Sally: "My wrists are on fire!"
I call this batch of poems ‘metaphysical ‘ because that’s where my mind seems to want to go, lately – it prefers not to concern itself with the strictly material . Mining reality-perception for nuggets of insight. If I’m going to maintain a subjective perspective in my poetry, I can’t get away from ruminations on mortality; but if I am more and more aware of the limits of life, I am also growing more aware of its infinite charms. (And if that seems paradoxical – that’s poetry for you.)
‘Metaphysical’ might imply ‘God’ to some. While I certainly show symptoms of the classic Western Civilization God-lack hangover, my cosmologarage does not house a personal jesus roadster. After pillaging the Catholic pantheon, flirting with paganism and indulging in a most sincere period of goddess-worship, I find the impersonality of the scientific-objective universe to be most comforting.

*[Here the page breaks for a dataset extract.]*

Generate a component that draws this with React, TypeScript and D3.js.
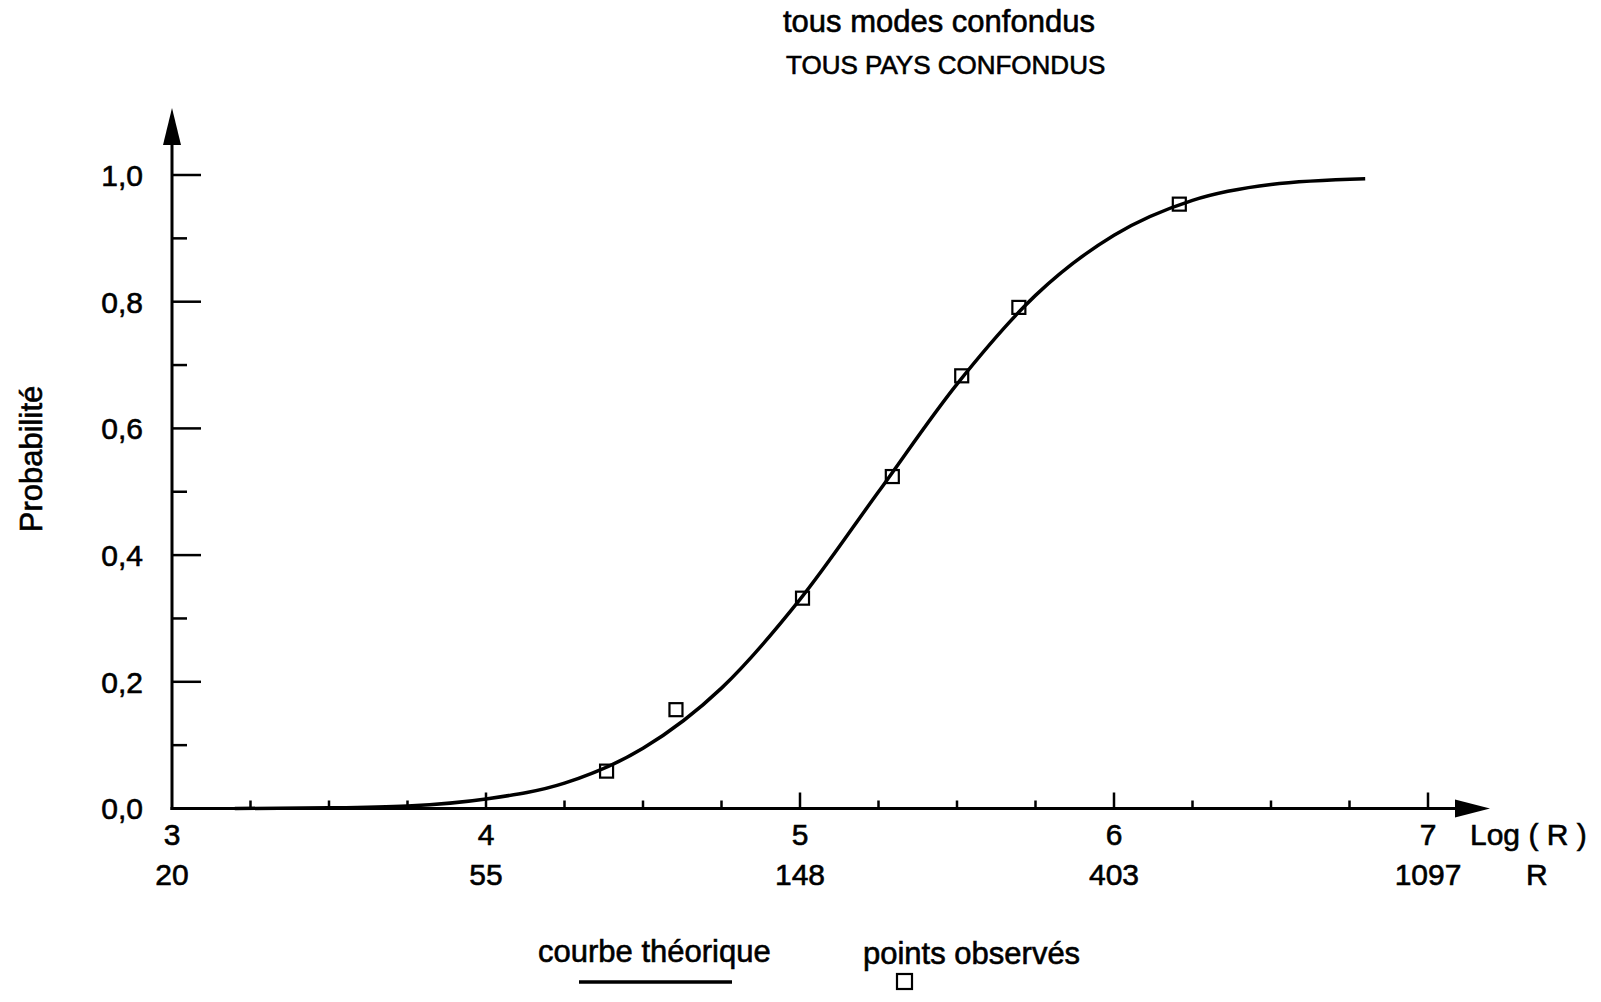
import React from "react";
import * as d3 from "d3";

// Axis ticks
const logTicks = [3, 4, 5, 6, 7];
const rLabels = ["20", "55", "148", "403", "1097"];
const probTicks = [0, 0.2, 0.4, 0.6, 0.8, 1.0];

// Observed points (log R, probability)
const obsLogR = [4.384, 4.605, 5.008, 5.294, 5.515, 5.697, 6.208];
const obsProb = [0.059, 0.156, 0.332, 0.524, 0.683, 0.791, 0.954];

// Theoretical curve, sampled along log R
const curveLogR = [3.2, 3.5, 3.75, 4.0, 4.25, 4.5, 4.75, 5.0, 5.25, 5.5, 5.75, 6.0, 6.25, 6.5, 6.8];
const curveProb = [0.0, 0.001, 0.004, 0.015, 0.04, 0.095, 0.19, 0.33, 0.5, 0.67, 0.81, 0.905, 0.96, 0.985, 0.994];

const W = 1601;
const H = 1002;
const FONT = "'Liberation Sans', Arial, Helvetica, sans-serif";

// slightly heavier glyphs, like a printed Helvetica
const ink = { fill: "#000", stroke: "#000", strokeWidth: 0.6 } as const;

export default function App() {
  const x = d3.scaleLinear().domain([3, 7]).range([172, 1428]);
  const y = d3.scaleLinear().domain([0, 1]).range([808.5, 175]);

  const x0 = x(3);
  const y0 = y(0);

  const line = d3
    .line<number>()
    .x((_, i) => x(curveLogR[i]))
    .y((_, i) => y(curveProb[i]))
    .curve(d3.curveMonotoneX);

  const xMinor = d3.range(3, 7.001, 0.25).filter((v) => Math.abs(v - Math.round(v)) > 1e-6);
  const yMinor = d3.range(0.1, 1.0, 0.2);

  const fmt = (v: number) => v.toFixed(1).replace(".", ",");

  return (
    <svg
      width={W}
      height={H}
      style={{ position: "absolute", left: 0, top: 0, background: "#fff" }}
      fontFamily={FONT}
    >
      <rect width={W} height={H} fill="#fff" />

      {/* titles */}
      <text x={783} y={32} fontSize={31} {...ink}>tous modes confondus</text>
      <text x={786} y={74} fontSize={26} {...ink}>TOUS PAYS CONFONDUS</text>

      {/* y axis */}
      <line x1={x0} y1={y0 + 1.5} x2={x0} y2={140} stroke="#000" strokeWidth={3} />
      <path d={`M${x0},108 L${x0 - 9},145 L${x0 + 9},145 Z`} fill="#000" />
      {probTicks.map((v) => (
        <g key={"yt" + v}>
          <line x1={x0} x2={x0 + 29} y1={y(v)} y2={y(v)} stroke="#000" strokeWidth={2.5} />
          <text x={143} y={y(v)} dy="0.36em" textAnchor="end" fontSize={30} {...ink}>
            {fmt(v)}
          </text>
        </g>
      ))}
      {yMinor.map((v) => (
        <line key={"ym" + v} x1={x0} x2={x0 + 15} y1={y(v)} y2={y(v)} stroke="#000" strokeWidth={2.5} />
      ))}
      <text
        transform={`translate(31,459) rotate(-90)`}
        textAnchor="middle"
        dy="0.36em"
        fontSize={31}
        {...ink}
      >
        Probabilité
      </text>

      {/* x axis */}
      <line x1={x0 - 1.5} y1={y0} x2={1460} y2={y0} stroke="#000" strokeWidth={3} />
      <path d={`M1490,${y0} L1455,${y0 - 9} L1455,${y0 + 9} Z`} fill="#000" />
      {logTicks.map((v, i) => (
        <g key={"xt" + v}>
          {i > 0 && <line x1={x(v)} x2={x(v)} y1={y0} y2={y0 - 16} stroke="#000" strokeWidth={2.5} />}
          <text x={x(v)} y={845} textAnchor="middle" fontSize={30} {...ink}>
            {v}
          </text>
          <text x={x(v)} y={885} textAnchor="middle" fontSize={30} {...ink}>
            {rLabels[i]}
          </text>
        </g>
      ))}
      {xMinor.map((v) => (
        <line key={"xm" + v} x1={x(v)} x2={x(v)} y1={y0} y2={y0 - 8} stroke="#000" strokeWidth={2.5} />
      ))}
      <text x={1470} y={845} fontSize={30} {...ink}>Log ( R )</text>
      <text x={1526} y={885} fontSize={30} {...ink}>R</text>

      {/* theoretical curve */}
      <path d={line(curveProb) || ""} fill="none" stroke="#000" strokeWidth={3.5} strokeLinejoin="round" />

      {/* observed points */}
      {obsLogR.map((v, i) => (
        <rect
          key={"p" + i}
          x={x(v) - 6.5}
          y={y(obsProb[i]) - 6.5}
          width={13}
          height={13}
          fill="none"
          stroke="#000"
          strokeWidth={2.2}
        />
      ))}

      {/* legend */}
      <text x={538} y={962} fontSize={31} {...ink}>courbe théorique</text>
      <line x1={579} x2={732} y1={982} y2={982} stroke="#000" strokeWidth={3.5} />
      <text x={863} y={964} fontSize={31} {...ink}>points observés</text>
      <rect x={897} y={974} width={15} height={15} fill="none" stroke="#000" strokeWidth={2.2} />
    </svg>
  );
}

It calls to our imagination, can’t you hear it calling? It is endless mystery. It will haunt us as long as our species walks the Earth.
(I remember when I started sending poems around to various quarterlies, back in the late eighties, there was one that quite pointedly, in its submission guidelines, told prospective contributors not to send any poems that contained the words ‘soul’ or ‘God’ or suchlike. Happily for that editor, should he or she chance across my little blog entry here, these poems contain neither word, except for one example of the negative form ‘soulless’.)
‘Metaphysical’, in my mind, has more to do with the function of ideals in our lives, and how we express them to ourselves and each other. We’re in a very conflicted time … an infuriating shouting-match of a time … certainly we’re on the cusp of enormous change, change that none of us can really understand on an individual level. And beyond the simple nuts-and-bolts issues of how these coming changes are going to be dealt with, on individual and collective levels, locally and globally … there’s also the question of how we’re going to arm our spirits to meet these changes.
Are we going to go off the deep end and call it Apocalypse? Take refuge in fatalism? I can understand the allure of Death Writ Large – this world is a fucking pain in the ass, after all, and who isn’t fed up? – but if we’re collectively considering ‘ending it all’, then the way is also open for radical, joyful change, an opening of the way, at last, to all the crazy hopeful ideas that have been waiting in the wings.
While the dying forms (big industry, big money, and – dare I say it? – big religion) have kept throwing the dice (“one more time, baby, I’m feelin’ lucky tonight!”) and kept the door barred against the rapidly changing face of the future, still, fingers of light shine through. These poems are about that.